Scan the data below for the string "chart". Show every line where it turns up.
-- Provided data start --
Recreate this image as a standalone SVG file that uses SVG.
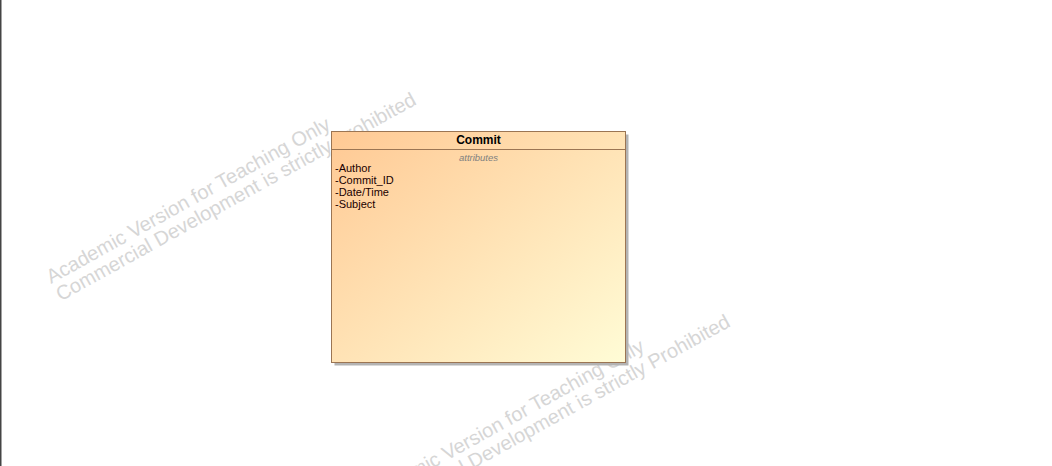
-- Provided data end --
-- Provided data start --
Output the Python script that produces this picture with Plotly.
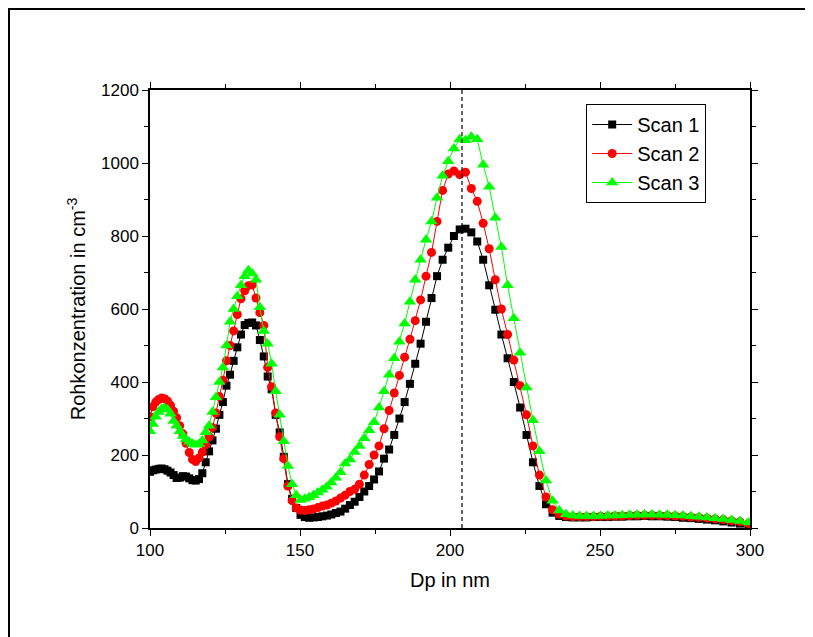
-- Provided data end --
-- Provided data start --
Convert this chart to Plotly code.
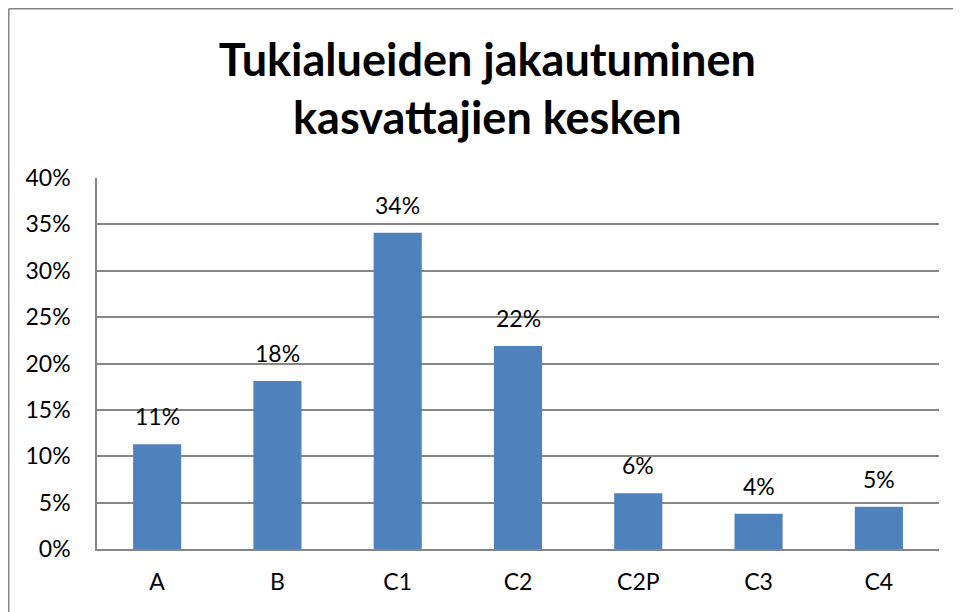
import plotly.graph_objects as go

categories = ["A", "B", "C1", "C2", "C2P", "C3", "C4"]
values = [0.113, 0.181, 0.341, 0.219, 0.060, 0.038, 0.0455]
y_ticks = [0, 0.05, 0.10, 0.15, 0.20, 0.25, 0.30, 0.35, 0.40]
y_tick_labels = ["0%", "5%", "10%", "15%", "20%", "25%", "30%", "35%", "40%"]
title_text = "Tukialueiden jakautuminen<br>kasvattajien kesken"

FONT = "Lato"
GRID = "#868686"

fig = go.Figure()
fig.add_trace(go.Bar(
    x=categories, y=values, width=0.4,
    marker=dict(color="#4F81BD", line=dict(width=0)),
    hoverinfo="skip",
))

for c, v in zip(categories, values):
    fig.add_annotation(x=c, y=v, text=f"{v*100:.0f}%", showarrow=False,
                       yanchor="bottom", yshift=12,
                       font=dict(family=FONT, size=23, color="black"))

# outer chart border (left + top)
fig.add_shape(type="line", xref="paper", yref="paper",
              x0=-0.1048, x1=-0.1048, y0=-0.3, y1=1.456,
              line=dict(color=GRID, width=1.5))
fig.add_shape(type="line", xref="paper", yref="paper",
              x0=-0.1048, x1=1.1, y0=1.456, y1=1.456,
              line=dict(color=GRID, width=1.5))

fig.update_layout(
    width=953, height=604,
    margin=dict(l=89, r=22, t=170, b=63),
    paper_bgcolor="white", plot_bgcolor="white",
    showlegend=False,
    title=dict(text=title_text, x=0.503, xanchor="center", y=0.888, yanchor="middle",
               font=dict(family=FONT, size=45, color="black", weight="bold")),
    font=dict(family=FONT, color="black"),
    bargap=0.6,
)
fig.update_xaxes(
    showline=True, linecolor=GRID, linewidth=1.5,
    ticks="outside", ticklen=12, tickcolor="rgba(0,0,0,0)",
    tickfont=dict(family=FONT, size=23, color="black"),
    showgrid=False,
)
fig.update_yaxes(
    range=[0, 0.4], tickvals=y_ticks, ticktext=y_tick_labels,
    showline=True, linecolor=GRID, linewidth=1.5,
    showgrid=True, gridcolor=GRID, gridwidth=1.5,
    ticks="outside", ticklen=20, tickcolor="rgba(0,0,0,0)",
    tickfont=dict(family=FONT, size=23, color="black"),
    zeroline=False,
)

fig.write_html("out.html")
-- Provided data end --
■ **The result**:
Convert this chart to Plotly code.
# outer chart border (left + top)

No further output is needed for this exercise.